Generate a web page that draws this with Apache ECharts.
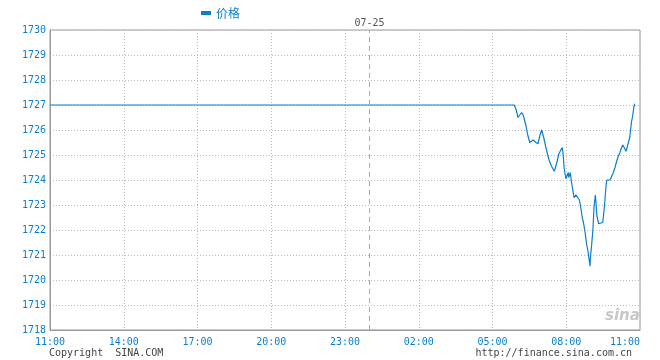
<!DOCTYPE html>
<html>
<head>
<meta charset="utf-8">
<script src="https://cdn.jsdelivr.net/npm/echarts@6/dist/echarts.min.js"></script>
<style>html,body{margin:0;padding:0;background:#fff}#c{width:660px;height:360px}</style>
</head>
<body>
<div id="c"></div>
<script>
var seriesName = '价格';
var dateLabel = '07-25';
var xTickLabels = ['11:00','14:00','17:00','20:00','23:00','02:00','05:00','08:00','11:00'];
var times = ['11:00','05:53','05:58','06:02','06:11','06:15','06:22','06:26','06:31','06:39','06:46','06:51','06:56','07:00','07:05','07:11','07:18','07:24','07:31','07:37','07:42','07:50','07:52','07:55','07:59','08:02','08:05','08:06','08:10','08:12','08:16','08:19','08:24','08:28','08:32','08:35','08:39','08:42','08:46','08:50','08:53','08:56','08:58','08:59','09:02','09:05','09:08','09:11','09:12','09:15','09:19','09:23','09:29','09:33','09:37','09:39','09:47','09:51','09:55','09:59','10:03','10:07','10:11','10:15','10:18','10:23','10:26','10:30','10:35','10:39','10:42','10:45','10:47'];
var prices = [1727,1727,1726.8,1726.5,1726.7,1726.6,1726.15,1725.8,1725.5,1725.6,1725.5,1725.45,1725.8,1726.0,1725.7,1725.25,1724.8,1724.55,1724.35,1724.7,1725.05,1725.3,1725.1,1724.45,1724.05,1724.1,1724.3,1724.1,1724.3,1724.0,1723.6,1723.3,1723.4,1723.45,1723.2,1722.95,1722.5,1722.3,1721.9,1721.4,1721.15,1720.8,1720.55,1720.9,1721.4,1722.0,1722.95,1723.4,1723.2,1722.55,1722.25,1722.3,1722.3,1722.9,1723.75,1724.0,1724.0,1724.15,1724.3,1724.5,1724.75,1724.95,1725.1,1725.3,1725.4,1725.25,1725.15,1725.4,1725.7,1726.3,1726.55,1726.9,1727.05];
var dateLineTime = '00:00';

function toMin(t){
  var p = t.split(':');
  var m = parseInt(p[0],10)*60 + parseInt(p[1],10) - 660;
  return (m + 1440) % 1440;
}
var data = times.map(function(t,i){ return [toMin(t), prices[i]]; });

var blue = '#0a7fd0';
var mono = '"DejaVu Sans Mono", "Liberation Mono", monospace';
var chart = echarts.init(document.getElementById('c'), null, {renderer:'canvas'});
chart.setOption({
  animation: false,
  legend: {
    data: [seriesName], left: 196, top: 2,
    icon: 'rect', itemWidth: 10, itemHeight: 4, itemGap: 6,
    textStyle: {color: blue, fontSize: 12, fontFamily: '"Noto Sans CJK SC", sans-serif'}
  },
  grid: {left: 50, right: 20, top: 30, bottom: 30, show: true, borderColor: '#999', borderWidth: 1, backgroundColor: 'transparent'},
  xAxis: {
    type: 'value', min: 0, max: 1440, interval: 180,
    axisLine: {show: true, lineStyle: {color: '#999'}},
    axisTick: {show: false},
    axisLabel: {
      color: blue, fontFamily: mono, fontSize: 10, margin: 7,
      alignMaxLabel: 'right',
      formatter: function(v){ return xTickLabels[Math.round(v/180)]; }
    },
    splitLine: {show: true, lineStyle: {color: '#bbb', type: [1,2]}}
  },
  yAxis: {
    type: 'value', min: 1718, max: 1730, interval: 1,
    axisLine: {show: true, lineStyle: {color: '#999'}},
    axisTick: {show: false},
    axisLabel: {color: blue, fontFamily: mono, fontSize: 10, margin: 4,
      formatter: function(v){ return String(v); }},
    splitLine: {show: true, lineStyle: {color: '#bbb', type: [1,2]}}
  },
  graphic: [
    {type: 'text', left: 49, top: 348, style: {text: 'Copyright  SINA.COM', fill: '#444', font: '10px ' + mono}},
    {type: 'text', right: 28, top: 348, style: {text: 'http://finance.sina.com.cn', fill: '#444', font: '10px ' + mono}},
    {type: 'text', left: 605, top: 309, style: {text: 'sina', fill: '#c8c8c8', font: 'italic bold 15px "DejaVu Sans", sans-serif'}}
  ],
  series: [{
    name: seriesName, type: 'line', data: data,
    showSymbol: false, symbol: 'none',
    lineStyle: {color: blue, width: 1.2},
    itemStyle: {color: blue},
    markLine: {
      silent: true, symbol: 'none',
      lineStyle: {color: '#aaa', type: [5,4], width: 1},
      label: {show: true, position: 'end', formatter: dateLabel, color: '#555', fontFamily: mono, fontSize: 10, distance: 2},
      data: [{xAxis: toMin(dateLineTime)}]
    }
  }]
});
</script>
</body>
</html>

---

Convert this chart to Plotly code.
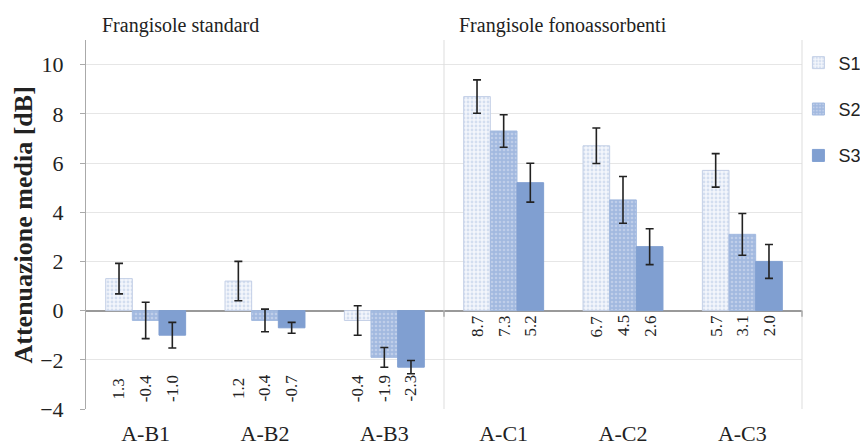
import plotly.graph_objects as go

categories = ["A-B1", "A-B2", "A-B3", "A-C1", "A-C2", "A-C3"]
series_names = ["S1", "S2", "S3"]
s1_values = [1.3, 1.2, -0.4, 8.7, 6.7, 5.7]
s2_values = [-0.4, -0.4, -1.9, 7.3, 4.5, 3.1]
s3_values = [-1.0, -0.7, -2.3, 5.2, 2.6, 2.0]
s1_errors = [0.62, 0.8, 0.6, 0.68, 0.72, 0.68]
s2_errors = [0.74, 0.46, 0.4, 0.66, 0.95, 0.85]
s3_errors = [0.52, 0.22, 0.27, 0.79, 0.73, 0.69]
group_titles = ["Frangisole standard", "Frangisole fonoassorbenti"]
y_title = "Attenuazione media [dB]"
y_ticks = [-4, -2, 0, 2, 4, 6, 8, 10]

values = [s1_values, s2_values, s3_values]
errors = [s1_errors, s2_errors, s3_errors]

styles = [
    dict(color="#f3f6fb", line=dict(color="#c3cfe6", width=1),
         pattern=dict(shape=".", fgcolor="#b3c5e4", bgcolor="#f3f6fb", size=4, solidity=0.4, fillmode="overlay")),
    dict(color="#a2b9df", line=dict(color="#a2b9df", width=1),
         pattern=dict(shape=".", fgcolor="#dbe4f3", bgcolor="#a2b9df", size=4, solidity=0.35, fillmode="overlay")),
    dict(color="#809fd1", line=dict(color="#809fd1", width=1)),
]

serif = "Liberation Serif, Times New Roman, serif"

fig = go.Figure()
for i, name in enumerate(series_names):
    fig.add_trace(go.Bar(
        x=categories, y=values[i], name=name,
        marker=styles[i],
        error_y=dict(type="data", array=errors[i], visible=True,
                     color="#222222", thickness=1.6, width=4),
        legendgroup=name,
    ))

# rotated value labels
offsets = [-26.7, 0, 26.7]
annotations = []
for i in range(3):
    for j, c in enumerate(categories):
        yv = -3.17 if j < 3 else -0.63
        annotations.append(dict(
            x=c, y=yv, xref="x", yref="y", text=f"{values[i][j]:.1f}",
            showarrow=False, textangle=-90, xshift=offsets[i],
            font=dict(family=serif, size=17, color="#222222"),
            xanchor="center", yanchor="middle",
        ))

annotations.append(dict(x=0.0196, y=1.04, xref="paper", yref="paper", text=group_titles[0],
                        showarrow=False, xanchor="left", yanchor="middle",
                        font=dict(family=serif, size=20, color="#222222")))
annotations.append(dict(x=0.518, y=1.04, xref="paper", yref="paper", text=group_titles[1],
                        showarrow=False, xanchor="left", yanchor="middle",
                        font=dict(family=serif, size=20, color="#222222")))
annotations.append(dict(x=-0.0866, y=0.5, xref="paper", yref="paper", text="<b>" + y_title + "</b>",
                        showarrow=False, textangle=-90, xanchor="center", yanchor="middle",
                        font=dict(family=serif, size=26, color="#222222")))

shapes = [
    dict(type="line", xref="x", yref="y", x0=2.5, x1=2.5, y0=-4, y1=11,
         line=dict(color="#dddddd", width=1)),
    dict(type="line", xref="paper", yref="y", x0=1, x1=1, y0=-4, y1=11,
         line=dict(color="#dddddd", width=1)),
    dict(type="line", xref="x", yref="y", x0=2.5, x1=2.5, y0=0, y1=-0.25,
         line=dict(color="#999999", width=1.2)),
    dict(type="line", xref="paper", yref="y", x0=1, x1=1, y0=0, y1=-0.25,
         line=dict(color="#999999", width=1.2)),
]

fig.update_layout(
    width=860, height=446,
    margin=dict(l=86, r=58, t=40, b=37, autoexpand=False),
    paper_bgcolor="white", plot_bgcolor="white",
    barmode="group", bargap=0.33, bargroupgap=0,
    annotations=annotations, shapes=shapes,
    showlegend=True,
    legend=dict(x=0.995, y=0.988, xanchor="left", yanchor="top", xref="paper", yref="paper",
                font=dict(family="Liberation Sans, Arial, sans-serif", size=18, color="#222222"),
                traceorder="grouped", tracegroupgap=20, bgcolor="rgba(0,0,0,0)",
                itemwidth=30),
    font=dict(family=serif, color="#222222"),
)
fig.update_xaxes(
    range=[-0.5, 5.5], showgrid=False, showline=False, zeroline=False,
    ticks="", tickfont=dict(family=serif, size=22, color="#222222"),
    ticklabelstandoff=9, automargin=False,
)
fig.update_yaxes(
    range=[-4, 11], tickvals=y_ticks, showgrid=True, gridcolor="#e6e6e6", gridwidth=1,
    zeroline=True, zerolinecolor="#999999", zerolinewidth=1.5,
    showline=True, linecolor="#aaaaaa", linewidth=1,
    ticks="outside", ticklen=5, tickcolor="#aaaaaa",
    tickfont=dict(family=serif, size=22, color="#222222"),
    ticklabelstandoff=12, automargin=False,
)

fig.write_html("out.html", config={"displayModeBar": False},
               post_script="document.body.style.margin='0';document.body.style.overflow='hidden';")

What is needed =
Find the string "this" in the entries above and return each line that holds it.

Full solution =
Generate a web page that draws this with Apache ECharts.
Convert this chart to Plotly code.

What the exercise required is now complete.